Watson, who once worked at a draft-resistance organization giving legal advice to those attempting to avoid conscription, said the most important thing separating the Vietnam era from the modern day was the draft.
“There were thousands of people who went to college to avoid the draft,” Watson said. “There’s a lot of people, myself included, who turned 18 in their freshman year. I think that’s really hard for people now to understand how impactful, how significant that was, to sit there when you’re 17, going to turn 18 in a week or so, and you’re in college and you know that if you screw up, flunk out, get kicked out, whatever, that your next stop is an induction center, physicals, training.”

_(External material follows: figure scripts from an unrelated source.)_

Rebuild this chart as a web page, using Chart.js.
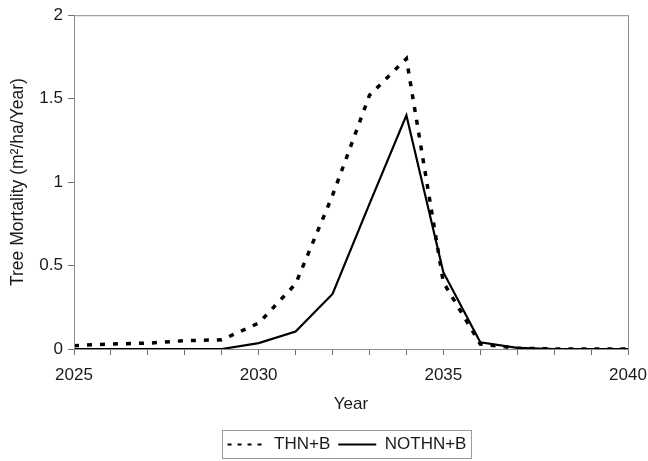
<!DOCTYPE html>
<html>
<head>
<meta charset="utf-8">
<script src="https://cdn.jsdelivr.net/npm/chart.js@4"></script>
<style>
  html, body { margin: 0; padding: 0; background: #ffffff; }
  #wrap { width: 648px; height: 461px; }
</style>
</head>
<body>
<div id="wrap"><canvas id="myChart" width="648" height="461"></canvas></div>
<script>
// values
var years = [2025, 2026, 2027, 2028, 2029, 2030, 2031, 2032, 2033, 2034, 2035, 2036, 2037, 2038, 2039, 2040];
var thn_b = [0.02, 0.03, 0.035, 0.05, 0.055, 0.155, 0.39, 0.92, 1.52, 1.74, 0.40, 0.03, 0.005, 0, 0, 0];
var nothn_b = [0, 0, 0, 0, 0, 0.035, 0.105, 0.33, 0.87, 1.40, 0.46, 0.04, 0.007, 0, 0, 0];
var yTicks = [0, 0.5, 1, 1.5, 2];

var axisGray = '#8c8c8c';
var textColor = '#1a1a1a';
var fontFam = "'Liberation Sans', Arial, sans-serif";

function toPoints(vals) {
    var pts = [];
    for (var i = 0; i < years.length; i++) {
        pts.push({ x: years[i], y: vals[i] });
    }
    return pts;
}

// grey frame round the plot area and round the legend
var framePlugin = {
    id: 'frame',
    afterLayout: function(chart) {
        // legend sits roughly centred under the plot area, a bit lower
        var lg = chart.legend;
        var a = chart.chartArea;
        var dx = (a.left + a.right) / 2 - (lg.left + lg.right) / 2 - 4;
        lg.left += dx;
        lg.right += dx;
        lg.top += 2;
        lg.bottom += 2;
    },
    afterDraw: function(chart) {
        var ctx = chart.ctx;
        var a = chart.chartArea;
        ctx.save();
        ctx.strokeStyle = axisGray;
        ctx.lineWidth = 1;
        ctx.strokeRect(a.left + 0.5, a.top + 0.5, a.right - a.left, a.bottom - a.top);

        var boxes = chart.legend.legendHitBoxes;
        if (boxes && boxes.length) {
            var l = Infinity, r = -Infinity, t = Infinity, b = -Infinity;
            boxes.forEach(function(h) {
                l = Math.min(l, h.left); r = Math.max(r, h.left + h.width);
                t = Math.min(t, h.top); b = Math.max(b, h.top + h.height);
            });
            ctx.strokeStyle = '#9a9a9a';
            ctx.strokeRect(Math.round(l - 6) + 0.5, Math.round(t - 6) + 0.5, Math.round(r - l + 10), Math.round(b - t + 11));
        }
        ctx.restore();
    }
};

var ctx = document.getElementById('myChart').getContext('2d');
var chart = new Chart(ctx, {
    type: 'line',
    data: {
        datasets: [{
            label: 'THN+B',
            data: toPoints(thn_b),
            borderColor: '#000000',
            backgroundColor: '#000000',
            borderWidth: 3.5,
            borderDash: [5, 8],
            pointRadius: 0,
            tension: 0
        }, {
            label: 'NOTHN+B',
            data: toPoints(nothn_b),
            borderColor: '#000000',
            backgroundColor: '#000000',
            borderWidth: 2.2,
            pointRadius: 0,
            tension: 0
        }]
    },
    options: {
        responsive: false,
        animation: false,
        layout: { padding: { left: 0, right: 20, top: 11, bottom: 0 } },
        plugins: {
            tooltip: { enabled: false },
            legend: {
                position: 'bottom',
                labels: {
                    usePointStyle: true,
                    pointStyle: 'line',
                    pointStyleWidth: 38,
                    padding: 8,
                    color: textColor,
                    font: { family: fontFam, size: 17 },
                    generateLabels: function(chart) {
                        var items = Chart.defaults.plugins.legend.labels.generateLabels(chart);
                        items.forEach(function(it) {
                            var ds = chart.data.datasets[it.datasetIndex];
                            it.lineDash = ds.borderDash ? [4, 6] : [];
                            it.lineWidth = 2;
                        });
                        return items;
                    }
                }
            }
        },
        scales: {
            x: {
                type: 'linear',
                min: 2025,
                max: 2040,
                afterBuildTicks: function(scale) {
                    scale.ticks = years.map(function(v) { return { value: v }; });
                },
                afterFit: function(scale) {
                    scale.height = 77;
                    scale.paddingRight = 0;
                },
                ticks: {
                    autoSkip: false,
                    maxRotation: 0,
                    padding: 10,
                    color: textColor,
                    font: { family: fontFam, size: 17 },
                    callback: function(v) { return v % 5 === 0 ? String(v) : ''; }
                },
                grid: { drawOnChartArea: false, drawTicks: true, tickLength: 6, color: axisGray, tickColor: '#707070', tickWidth: 1 },
                border: { color: axisGray },
                title: {
                    display: true,
                    text: 'Year',
                    color: textColor,
                    font: { family: fontFam, size: 17 },
                    padding: { top: 6, bottom: 11 }
                }
            },
            y: {
                min: 0,
                max: 2,
                afterBuildTicks: function(scale) {
                    scale.ticks = yTicks.map(function(v) { return { value: v }; });
                },
                afterFit: function(scale) { scale.width = 74; },
                ticks: {
                    padding: 5,
                    color: textColor,
                    font: { family: fontFam, size: 17 },
                    callback: function(v) { return String(v); }
                },
                grid: { drawOnChartArea: false, drawTicks: true, tickLength: 6, color: axisGray, tickColor: '#707070', tickWidth: 1 },
                border: { color: axisGray },
                title: {
                    display: true,
                    text: 'Tree Mortality (m\u00b2/ha/Year)',
                    color: textColor,
                    font: { family: fontFam, size: 17.5 },
                    padding: { top: 8, bottom: 0 }
                }
            }
        }
    },
    plugins: [framePlugin]
});
</script>
</body>
</html>
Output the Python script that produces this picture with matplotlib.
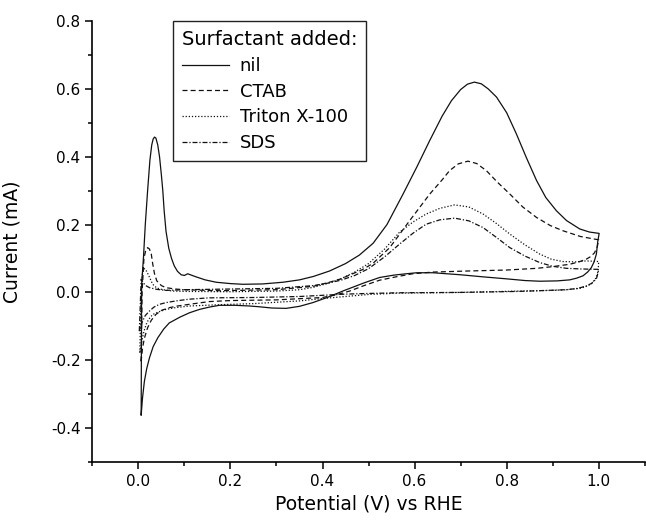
import numpy as np
import matplotlib
matplotlib.use("Agg")
from matplotlib import pyplot as plt
from matplotlib.ticker import MultipleLocator

# cyclic voltammograms, one closed loop per surfactant
nil_v = [0.006, 0.007, 0.011, 0.015, 0.020, 0.025, 0.029, 0.032, 0.035, 0.038, 0.042, 0.046, 0.050,
         0.053, 0.056, 0.060, 0.066, 0.072, 0.078, 0.085, 0.093, 0.100, 0.107, 0.115, 0.125, 0.145,
         0.169, 0.20, 0.227, 0.27, 0.314, 0.35, 0.38, 0.415, 0.45, 0.48, 0.51, 0.54, 0.575, 0.605,
         0.633, 0.66, 0.68, 0.70, 0.715, 0.73, 0.745, 0.76, 0.778, 0.80, 0.821, 0.843, 0.865, 0.885,
         0.908, 0.93, 0.959, 0.98, 1.001,
         0.998, 0.995, 0.990, 0.984, 0.976, 0.966, 0.952, 0.937, 0.91, 0.872, 0.84, 0.80, 0.748,
         0.70, 0.640, 0.605, 0.582, 0.555, 0.524, 0.49, 0.444, 0.41, 0.379, 0.35, 0.321, 0.29,
         0.26, 0.241, 0.21, 0.176, 0.155, 0.133, 0.111, 0.090, 0.067, 0.055, 0.042, 0.032, 0.024,
         0.018, 0.013, 0.009, 0.006]
nil_i = [-0.361, 0.024, 0.103, 0.201, 0.300, 0.390, 0.435, 0.452, 0.458, 0.455, 0.435, 0.399, 0.345,
         0.300, 0.240, 0.180, 0.130, 0.100, 0.078, 0.062, 0.052, 0.050, 0.055, 0.051, 0.046, 0.037,
         0.030, 0.026, 0.024, 0.025, 0.030, 0.037, 0.047, 0.063, 0.085, 0.110, 0.145, 0.200, 0.290,
         0.370, 0.448, 0.520, 0.565, 0.598, 0.614, 0.620, 0.615, 0.600, 0.576, 0.530, 0.468, 0.397,
         0.330, 0.280, 0.241, 0.212, 0.187, 0.178, 0.174,
         0.150, 0.113, 0.090, 0.073, 0.060, 0.049, 0.042, 0.037, 0.034, 0.033, 0.035, 0.040, 0.046,
         0.052, 0.058, 0.058, 0.055, 0.051, 0.044, 0.028, 0.004, -0.015, -0.030, -0.041, -0.047,
         -0.046, -0.042, -0.040, -0.038, -0.038, -0.043, -0.050, -0.060, -0.073, -0.090, -0.108,
         -0.134, -0.160, -0.193, -0.225, -0.262, -0.310, -0.361]

ctab_v = [0.006, 0.008, 0.012, 0.016, 0.020, 0.024, 0.028, 0.031, 0.035, 0.040, 0.050, 0.060, 0.080,
          0.10, 0.176, 0.30, 0.38, 0.415, 0.44, 0.46, 0.485, 0.509, 0.546, 0.589, 0.633, 0.660,
          0.676, 0.695, 0.716, 0.735, 0.756, 0.780, 0.807, 0.835, 0.865, 0.895, 0.922, 0.96, 1.0,
          0.997, 0.991, 0.983, 0.973, 0.957, 0.937, 0.90, 0.865, 0.80, 0.712, 0.640, 0.596, 0.560,
          0.524, 0.49, 0.459, 0.43, 0.40, 0.30, 0.20, 0.154, 0.111, 0.085, 0.067, 0.050, 0.038,
          0.028, 0.020, 0.013, 0.009, 0.006]
ctab_i = [-0.203, 0.0, 0.100, 0.125, 0.132, 0.128, 0.113, 0.085, 0.055, 0.034, 0.020, 0.014, 0.010,
          0.008, 0.005, 0.008, 0.018, 0.030, 0.040, 0.052, 0.066, 0.085, 0.132, 0.211, 0.290, 0.332,
          0.359, 0.379, 0.387, 0.380, 0.359, 0.325, 0.290, 0.252, 0.221, 0.197, 0.182, 0.165, 0.155,
          0.135, 0.117, 0.106, 0.098, 0.090, 0.083, 0.076, 0.071, 0.066, 0.063, 0.060, 0.055, 0.046,
          0.036, 0.020, 0.004, -0.007, -0.015, -0.022, -0.024, -0.027, -0.035, -0.040, -0.045,
          -0.053, -0.065, -0.082, -0.104, -0.135, -0.164, -0.203]

triton_v = [0.003, 0.006, 0.008, 0.010, 0.013, 0.018, 0.024, 0.031, 0.040, 0.053, 0.075, 0.10, 0.20,
            0.30, 0.35, 0.38, 0.41, 0.44, 0.47, 0.50, 0.535, 0.567, 0.597, 0.625, 0.655, 0.687, 0.718,
            0.749, 0.778, 0.807, 0.840, 0.872, 0.897, 0.922, 0.950, 0.973, 1.0,
            0.999, 0.995, 0.984, 0.970, 0.959, 0.93, 0.90, 0.828, 0.70, 0.567, 0.50, 0.45, 0.40,
            0.35, 0.25, 0.18, 0.111, 0.080, 0.060, 0.045, 0.031, 0.022, 0.017, 0.012, 0.009, 0.003]
triton_i = [-0.178, 0.0, 0.045, 0.068, 0.070, 0.062, 0.045, 0.024, 0.013, 0.008, 0.004, 0.003, 0.002,
            0.004, 0.008, 0.015, 0.026, 0.040, 0.060, 0.085, 0.128, 0.177, 0.208, 0.231, 0.248,
            0.258, 0.252, 0.231, 0.203, 0.172, 0.140, 0.113, 0.098, 0.091, 0.090, 0.093, 0.091,
            0.065, 0.044, 0.025, 0.016, 0.012, 0.008, 0.006, 0.004, 0.0, -0.002, -0.006, -0.012,
            -0.018, -0.025, -0.033, -0.036, -0.040, -0.045, -0.050, -0.057, -0.065, -0.080, -0.094,
            -0.115, -0.134, -0.178]

sds_v = [0.002, 0.005, 0.006, 0.010, 0.015, 0.024, 0.040, 0.060, 0.10, 0.20, 0.30, 0.38, 0.41, 0.44,
         0.47, 0.50, 0.535, 0.567, 0.597, 0.625, 0.655, 0.687, 0.718, 0.749, 0.778, 0.807, 0.840,
         0.872, 0.900, 0.930, 0.965, 1.0,
         0.998, 0.995, 0.985, 0.973, 0.955, 0.93, 0.828, 0.70, 0.567, 0.50, 0.45, 0.35, 0.25, 0.154,
         0.110, 0.082, 0.060, 0.046, 0.034, 0.024, 0.015, 0.009, 0.002]
sds_i = [-0.114, 0.0, 0.039, 0.030, 0.021, 0.014, 0.009, 0.006, 0.008, 0.010, 0.012, 0.020, 0.027,
         0.036, 0.050, 0.070, 0.105, 0.142, 0.175, 0.201, 0.214, 0.219, 0.211, 0.191, 0.162, 0.132,
         0.107, 0.088, 0.077, 0.071, 0.069, 0.068,
         0.055, 0.040, 0.027, 0.019, 0.012, 0.008, 0.003, 0.0, -0.001, -0.003, -0.005, -0.012,
         -0.015, -0.016, -0.020, -0.025, -0.030, -0.035, -0.043, -0.055, -0.068, -0.085, -0.114]

fig = plt.figure(figsize=(6.46, 5.2), dpi=100)
ax = fig.add_axes([0.143, 0.1115, 0.855, 0.848])

lw = 0.9
ax.plot(nil_v, nil_i, color="#111111", lw=lw, ls="-", label="nil")
ax.plot(ctab_v, ctab_i, color="#111111", lw=lw, ls=(0, (4, 2.5)), label="CTAB")
ax.plot(triton_v, triton_i, color="#111111", lw=lw, ls=(0, (1, 1.5)), label="Triton X-100")
ax.plot(sds_v, sds_i, color="#111111", lw=lw, ls=(0, (4, 1.5, 1, 1.5)), label="SDS")

ax.set_xlim(-0.1, 1.1)
ax.set_ylim(-0.5, 0.8)
ax.xaxis.set_minor_locator(MultipleLocator(0.1))
ax.yaxis.set_major_locator(MultipleLocator(0.2))
ax.yaxis.set_minor_locator(MultipleLocator(0.1))
ax.set_xticks([0.0, 0.2, 0.4, 0.6, 0.8, 1.0])
ax.xaxis.set_major_formatter(plt.FormatStrFormatter("%.1f"))
ax.yaxis.set_major_formatter(plt.FormatStrFormatter("%.1f"))

for side in ["top", "right"]:
    ax.spines[side].set_visible(False)
for side in ["left", "bottom"]:
    ax.spines[side].set_linewidth(1.2)
ax.tick_params(which="major", direction="out", length=5, width=1.1, labelsize=11)
ax.tick_params(which="minor", direction="out", length=3, width=1.1)

ax.set_xlabel("Potential (V) vs RHE", fontsize=13.5, labelpad=4)
ax.set_ylabel("Current (mA)", fontsize=13.5)
ax.yaxis.set_label_coords(-0.128, 0.5)

leg = ax.legend(title="Surfactant added:", loc="upper left", bbox_to_anchor=(0.1457, 1.0),
                borderaxespad=0, fontsize=13, title_fontsize=14, alignment="left",
                handlelength=2.6, handletextpad=0.6, labelspacing=0.43, borderpad=0.5,
                fancybox=False, framealpha=1)
leg.get_frame().set_edgecolor("#222222")
leg.get_frame().set_linewidth(1.0)

fig.savefig("out.png", dpi=100)
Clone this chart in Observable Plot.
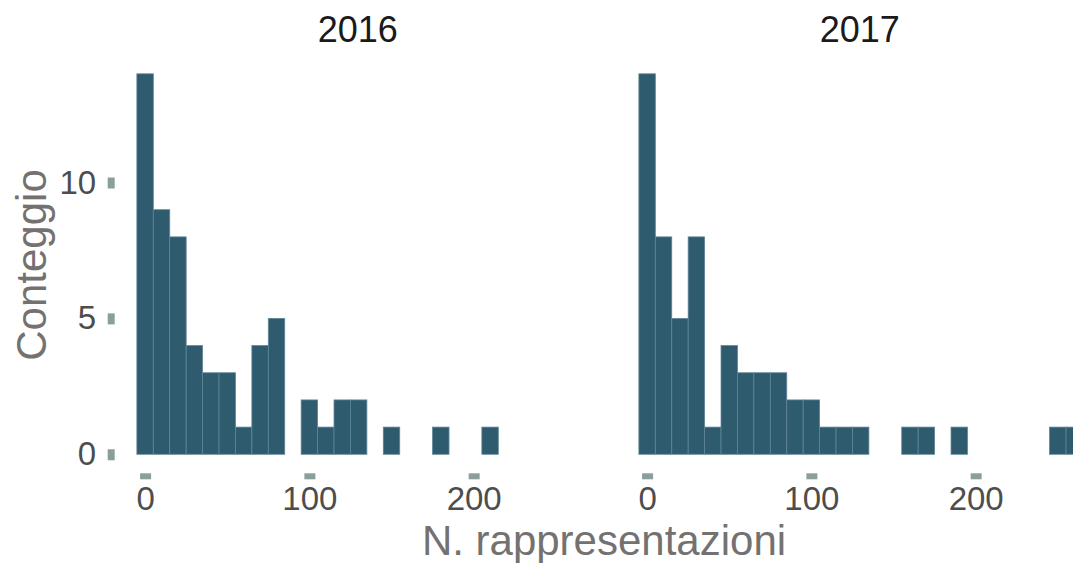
<!DOCTYPE html>
<html>
<head>
<meta charset="utf-8">
<script src="https://cdn.jsdelivr.net/npm/d3@7"></script>
<script src="https://cdn.jsdelivr.net/npm/@observablehq/plot@0.6"></script>
<style>
  html, body { margin: 0; padding: 0; background: #ffffff; overflow: hidden; }
  #chart { width: 1073px; height: 563px; overflow: hidden; position: relative; }
  #chart svg { display: block; max-width: none !important; width: 1102px !important; height: 563px !important; }
</style>
</head>
<body>
<div id="chart"></div>
<script>
// ---- data ----
const years = [2016, 2017];
const BIN = 10;
const bins = [0, 10, 20, 30, 40, 50, 60, 70, 80, 90, 100, 110, 120, 130, 140, 150, 160, 170, 180, 190, 200, 210, 220, 230, 240, 250, 260];
const counts2016 = [14, 9, 8, 4, 3, 3, 1, 4, 5, 0, 2, 1, 2, 2, 0, 1, 0, 0, 1, 0, 0, 1, 0, 0, 0, 0, 0];
const counts2017 = [14, 8, 5, 8, 1, 4, 3, 3, 3, 2, 2, 1, 1, 1, 0, 0, 1, 1, 0, 1, 0, 0, 0, 0, 0, 1, 1];
const xTicks = [0, 100, 200];
const yTicks = [0, 5, 10];
const xLabel = "N. rappresentazioni";
const yLabel = "Conteggio";

// ---- table for the library ----
const table = [];
bins.forEach((b, i) => {
  if (counts2016[i] > 0) table.push({year: 2016, bin: b, count: counts2016[i]});
  if (counts2017[i] > 0) table.push({year: 2017, bin: b, count: counts2017[i]});
});

const barFill = "#2f5b6f";
const barStroke = "#5f8596";
const tickColor = "#8a9e9b";
const tickText = "#4d4d4d";
const titleColor = "#747171";
const font = "'Liberation Sans', Arial, Helvetica, sans-serif";

const W = 1102, H = 563;
const mL = 114.7, mR = 0, mT = 54.8, mB = 89.7;

const svg = Plot.plot({
  width: W,
  height: H,
  marginLeft: mL,
  marginRight: mR,
  marginTop: mT,
  marginBottom: mB,
  style: {fontFamily: font, background: "#ffffff", overflow: "visible", maxWidth: "none"},
  fx: {domain: years, paddingInner: 0.0333, paddingOuter: 0, round: false, axis: null, label: null},
  x: {domain: [-18.5, 276.9], label: null},
  y: {domain: [-0.7, 14.7], label: null},
  marks: [
    Plot.rect(table, {
      fx: "year",
      x1: d => d.bin - BIN / 2,
      x2: d => d.bin + BIN / 2,
      y1: 0,
      y2: "count",
      fill: barFill,
      stroke: barStroke,
      strokeWidth: 0.8
    }),
    Plot.axisY({
      ticks: yTicks, tickSize: 7, tickPadding: 12, strokeWidth: 11,
      stroke: tickColor, fill: tickText, fontSize: 33, label: null
    }),
    Plot.axisX({
      ticks: xTicks, tickSize: 6, tickPadding: 7, strokeWidth: 11,
      stroke: tickColor, fill: tickText, fontSize: 33, label: null
    }),
    Plot.text(years, {
      fx: d => d,
      text: d => String(d),
      frameAnchor: "top",
      lineAnchor: "bottom",
      dy: -13.8,
      fontSize: 36,
      fill: "#1a1a1a"
    })
  ]
});

const s = d3.select(svg);
// x-axis title, centred across both panels
s.append("text")
  .attr("x", 604)
  .attr("y", 555)
  .attr("text-anchor", "middle")
  .attr("font-family", font)
  .attr("font-size", 42)
  .attr("fill", titleColor)
  .text(xLabel);
// y-axis title
s.append("text")
  .attr("transform", "translate(46,265) rotate(-90)")
  .attr("text-anchor", "middle")
  .attr("font-family", font)
  .attr("font-size", 42)
  .attr("fill", titleColor)
  .text(yLabel);

document.getElementById("chart").appendChild(svg);
</script>
</body>
</html>
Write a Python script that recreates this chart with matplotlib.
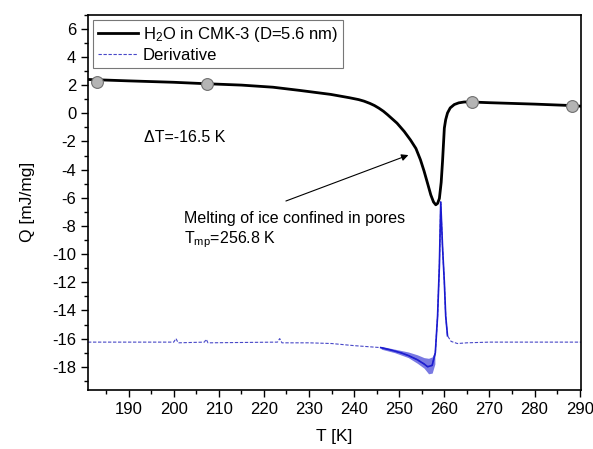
import numpy as np
import matplotlib
matplotlib.use("Agg")
import matplotlib.pyplot as plt
from matplotlib.ticker import MultipleLocator

plt.rcParams['font.family'] = ['Liberation Sans', 'DejaVu Sans']
plt.rcParams['axes.unicode_minus'] = False
plt.rcParams['mathtext.default'] = 'regular'

# heat flow of water in CMK-3 (black curve)
t_q = [181, 190, 200, 207, 215, 222, 228, 234.8, 239, 241, 242.2, 243.5,
       244.5, 245.5, 246.5, 247.4, 249.5, 251.1, 252.5, 253.7, 254.7, 255.5,
       256.3, 257.0, 257.6, 258.1, 258.5, 258.9, 259.3, 259.6, 260.0, 260.3,
       260.7, 261.3, 262.2, 263.2, 264.4, 266, 270, 280, 288, 290.3]
q = [2.4, 2.3, 2.2, 2.1, 2.0, 1.85, 1.62, 1.34, 1.1, 0.97, 0.86, 0.7,
     0.55, 0.36, 0.14, -0.1, -0.7, -1.29, -1.9, -2.5, -3.3, -4.1,
     -5.0, -5.8, -6.3, -6.5, -6.4, -6.05, -4.9, -3.4, -1.05, -0.45,
     0.02, 0.38, 0.62, 0.74, 0.8, 0.8, 0.75, 0.65, 0.55, 0.5]

# grey circle markers sitting on the curve
t_mark = [183, 207.4, 266.1, 288.3]
q_mark = [2.25, 2.1, 0.8, 0.55]

# derivative trace (blue), shifted down
t_d = [181, 200, 200.5, 201, 206.8, 207.2, 207.6, 223, 223.5, 224, 230, 235,
       240, 245.9, 248, 250.3, 252, 254, 255.5, 256.3, 257.3, 258.0, 258.5,
       258.9, 259.2, 259.6, 260.0, 260.3, 260.7, 261.5, 262.9, 265, 270, 290.3]
d = [-16.25, -16.25, -16.0, -16.3, -16.25, -16.05, -16.3, -16.25, -16.0, -16.3,
     -16.3, -16.35, -16.5, -16.64, -16.8, -17.0, -17.2, -17.5, -17.8, -18.0,
     -17.9, -17.0, -14.4, -10.8, -6.3, -9.5, -12.0, -14.4, -15.8, -16.2,
     -16.35, -16.3, -16.25, -16.25]

# spread of the noisy part of the derivative
t_band = [246, 249, 252, 254, 255.5, 256.5, 257.3, 257.9]
band_hi = [-16.55, -16.75, -16.95, -17.15, -17.35, -17.4, -17.3, -16.9]
band_lo = [-16.75, -17.0, -17.35, -17.75, -18.1, -18.5, -18.45, -17.8]

fig = plt.figure(figsize=(5.93, 4.49), dpi=100)
ax = fig.add_axes([0.1484, 0.1314, 0.8314, 0.8359])

ax.plot(t_q, q, color='black', lw=2.0, label='H$_2$O in CMK-3 (D=5.6 nm)',
        zorder=3, solid_joinstyle='round')
ax.plot(t_mark, q_mark, 'o', ms=8.5, mfc='#b4b4b4', mec='#707070', mew=0.8, zorder=4)

t_d_arr = np.array(t_d)
d_arr = np.array(d)
ax.plot(t_d_arr, d_arr, color='#4848c8', lw=0.8, ls=(0, (3, 1.5)), label='Derivative', zorder=2)
act = (t_d_arr >= 245) & (t_d_arr <= 261)
ax.plot(t_d_arr[act], d_arr[act], color='#1a1ad0', lw=1.2, zorder=2)
ax.fill_between(t_band, band_lo, band_hi, color='#2020d0', alpha=0.6, lw=0, zorder=2)

ax.set_xlim(181, 290.3)
ax.set_ylim(-19.65, 7.0)
ax.xaxis.set_major_locator(MultipleLocator(10))
ax.xaxis.set_minor_locator(MultipleLocator(5))
ax.yaxis.set_major_locator(MultipleLocator(2))
ax.yaxis.set_minor_locator(MultipleLocator(1))
ax.tick_params(which='both', direction='out', top=False, right=False, labelsize=12)
ax.tick_params(which='major', length=5, width=1)
ax.tick_params(which='minor', length=3, width=1)
for s in ax.spines.values():
    s.set_linewidth(1.2)

ax.set_xlabel('T [K]', fontsize=12.5, labelpad=9)
ax.set_ylabel('Q [mJ/mg]', fontsize=12.5, labelpad=12)

ax.text(193.5, -1.7, 'ΔT=-16.5 K', fontsize=11.5, va='center')
ax.text(202.2, -7.5, 'Melting of ice confined in pores', fontsize=11.5, va='center')
ax.text(202.2, -9.0, 'T$_{mp}$=256.8 K', fontsize=11.5, va='center')
ax.annotate('', xy=(252.6, -2.9), xytext=(224.3, -6.3),
            arrowprops=dict(arrowstyle='-|>', color='black', lw=0.8, mutation_scale=10))

leg = ax.legend(loc='upper left', fontsize=12, frameon=True, fancybox=False,
                borderaxespad=0.3, handlelength=2.4, handletextpad=0.3,
                borderpad=0.3, labelspacing=0.25)
leg.get_frame().set_edgecolor('#555555')
leg.get_frame().set_linewidth(0.8)

fig.savefig('out.png', dpi=100)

Watson said one of his friends who paid his way through college could not spare time to protest because if he stopped working, or lost his job, or flunked out, he would be in Vietnam.
Watson and Pennock were among many objectors to the war who burned their draft cards in defiance, Pennock said. Despite his self-admitted non-participation in protest, Pennock said Watson was the first among their friends to burn his.